At the concert on Saturday
they debuted some of the music
they have been working on.
The seemingly unattainable goal
of having them sing in parts
has been attained!

And you know,
I think they knew it.
They knew and understood
that this was big milestone.
And I think they sang so well
because they knew they had managed
to do something major.
They have started to ask me
if we will be forming a “Choir 3" and “Choir 4.”
Little do they know
that I have Taize plans. . . .
. . .something they should be able to accomplish
at this point!. . . .

My babies did great
in the concert on Saturday.
My Beautiful Bilingual Babies
were awesome!
Those in attendance
actually gave them
a standing ovation.
“Nothing gives me greater joy
than to know that my children
are walking in truth.”
(3 John 1:4)

Four of the children,
for a variety of reasons,
could not participate in the concert.

Two children in attendance
asked if they could join the choir.

Another child who left the group
wishes to return
now that he understands
a little something about
long range visioning and planning.

So,
next time around,
the photos and video
will have at least seven more children.

My ultimate goal
is a Children’s Choir
of forty-five members.
Wouldn’t that be just awesome????

And one of the parents
volunteered as choir secretary
to help me keep lists and phone numbers in order.

. . and you know,
I don’t remember where the statistic came from,
but at an NPM conference
many years ago,
a speaker stated
that some 80%
of people who sing in choirs as adults
sang in a choir as a child.
This being the case,
Detroit is Making
some Marvelous Music Ministers!!!

Yeah,
inner city Detroit. . .
. . . would it be a stretch to say
this is heaven on earth????

- - - - - - - - -
St. Gabriel's Children's Choir
singing "El Fuego Cae"
Detroit, MI - June 19th, 2010 Concert

4 comments:

Anonymous said...

Sometimes it takes a miracle to find God, other times just a song. I know from past experience God is all around us, but we have to open our hearts and souls to see Him. The children choir is just such an opportunity for that grace. May God bless your minsitry, and the children. And, may they live to see their childrens', childrens' children sing glory to God. -- A friend from Saint Elizabeth's church, who been touch by your work.

Rubi said...

. . and the two children who came up to me after concert made good on the their word!

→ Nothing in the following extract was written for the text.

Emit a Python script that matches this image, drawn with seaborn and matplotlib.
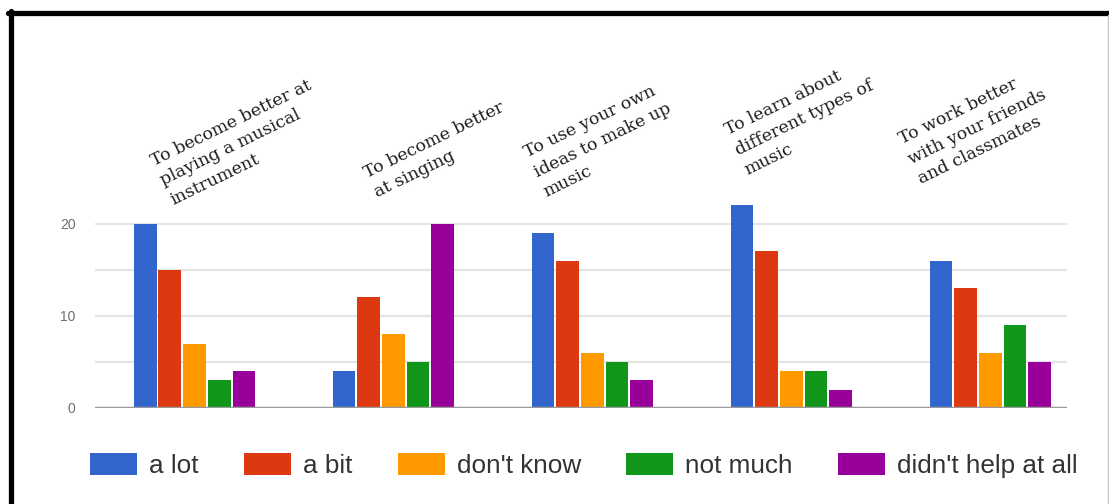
import matplotlib
matplotlib.use("Agg")
import matplotlib.pyplot as plt
import seaborn as sns
import pandas as pd
from matplotlib.lines import Line2D

# data
categories = [
    "To become better at\nplaying a musical\ninstrument",
    "To become better\nat singing",
    "To use your own\nideas to make up\nmusic",
    "To learn about\ndifferent types of\nmusic",
    "To work better\nwith your friends\nand classmates",
]
responses = ["a lot", "a bit", "don't know", "not much", "didn't help at all"]
a_lot = [20, 4, 19, 22, 16]
a_bit = [15, 12, 16, 17, 13]
dont_know = [7, 8, 6, 4, 6]
not_much = [3, 5, 5, 4, 9]
didnt_help = [4, 20, 3, 2, 5]
y_ticks = [0, 10, 20]

colors = ["#3366CC", "#DC3912", "#FF9900", "#109618", "#990099"]

rows = []
for resp, vals in zip(responses, [a_lot, a_bit, dont_know, not_much, didnt_help]):
    for cat, v in zip(categories, vals):
        rows.append({"category": cat, "response": resp, "count": v})
df = pd.DataFrame(rows)

sns.set_style("white")
plt.rcParams["font.family"] = ["Liberation Sans", "DejaVu Sans"]

fig = plt.figure(figsize=(11.09, 5.04), dpi=100)
ax = fig.add_axes([0.0857, 0.1905, 0.8763, 0.4385])

sns.barplot(data=df, x="category", y="count", hue="response",
            order=categories, hue_order=responses, palette=colors,
            width=0.62, gap=0.08, linewidth=0, saturation=1, ax=ax)

ax.set_xlim(-0.5, 4.385)
ax.set_ylim(0, 24)
ax.set_yticks(y_ticks)
ax.set_yticks([5, 15], minor=True)
ax.grid(True, axis="y", which="both", color="#e4e4e4", linewidth=1.5)
ax.set_axisbelow(True)
ax.axhline(0, color="#9a9a9a", linewidth=2.5, zorder=5)
for s in ax.spines.values():
    s.set_visible(False)
ax.set_xlabel("")
ax.set_ylabel("")
ax.set_xticks([])
ax.tick_params(axis="y", which="both", length=0, pad=14, labelsize=10,
               labelcolor="#6f6f6f")

# rotated category labels above the groups
label_offsets = [(0.234, 28.8), (0.229, 28.0), (0.05, 29.1), (0.065, 31.5), (-0.065, 30.5)]
for i, (cat, (dx, y)) in enumerate(zip(categories, label_offsets)):
    ax.text(i + dx, y, cat, rotation=26, rotation_mode="anchor",
            ha="center", va="center", multialignment="left",
            family="DejaVu Serif", fontsize=12.5, color="#1e1e1e",
            linespacing=1.4, clip_on=False)

# legend at the bottom
handles, labels = ax.get_legend_handles_labels()
ax.legend_.remove()
fig.legend(handles, labels, loc="center left", bbox_to_anchor=(90 / 1109, 0.077),
           ncol=5, frameon=False, borderpad=0, borderaxespad=0,
           prop={"family": "Liberation Sans", "size": 18.8},
           labelcolor="#333333", handlelength=1.8, handleheight=0.95,
           handletextpad=0.45, columnspacing=1.75)

# frame around the picture
fig.add_artist(Line2D([8 / 1109, 1], [0.974, 0.974], color="black", linewidth=3.8,
                      transform=fig.transFigure))
fig.add_artist(Line2D([10.5 / 1109, 10.5 / 1109], [0, 0.978], color="black",
                      linewidth=3.8, transform=fig.transFigure))
fig.add_artist(Line2D([1107.5 / 1109, 1107.5 / 1109], [0, 0.97], color="#c8c8c8",
                      linewidth=1, transform=fig.transFigure))

fig.savefig("out.png", dpi=100)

A Big Welcome to The Children's Choir of St. Gabriel, Detroit to Elizabeth B. and Angelica E.!!!

Anonymous said...

Repito y sostengo: Fue una gran bendición y un privilegio poder acompañarte y a los niños el sábado. Gracias por otorgarme la oportunidad. ¡Que se repita muy pronto! ¡Bendiciones!

Proyecto Artifice said...

Es increible, pero cierto; Dios nos llama a una relación personal de amistad y la música es el medio por excelencia. Algunbos no ven y no saben de los beneficios de ser parte de un Coro, ya sea cantando y/o tocando un instrumento musical...
Pero los que lo saben, lo aprovechan. Esta comprobado que en el aprendizaje de nuevas abilidades, el cerebro desarrolla una nueva circuitería; entonces, te haces más inteligente.
Además, de ejercitar las cuerdas vocales y desarrollar la capacidad de expresión linguística, el ser parte de un coro sirve también para cultivar valores y virtudes; por ejemplo, la puntualidad, el aseo personal, la capacidad de trabajar en equipo, las abilidades de socialización, la satisfación de persiguir y lograr metas junto con otros, crecer en adoración y alabanza a Dios-que es una actividad humana por excelencia.
Además se alimenta y se nutre la fe.
He visto además que se va construyendo una comunidad. Las convivencias después de los conciertos han sido lindas. Las mamás trayendo galletas, agua fresca, ensaladas, pastas... y sirviendo la nieve de vainilla y de chocolate.
Gracias Señor por dejarnos ver tu amor y tu gloria trabajando en medio de nosotros.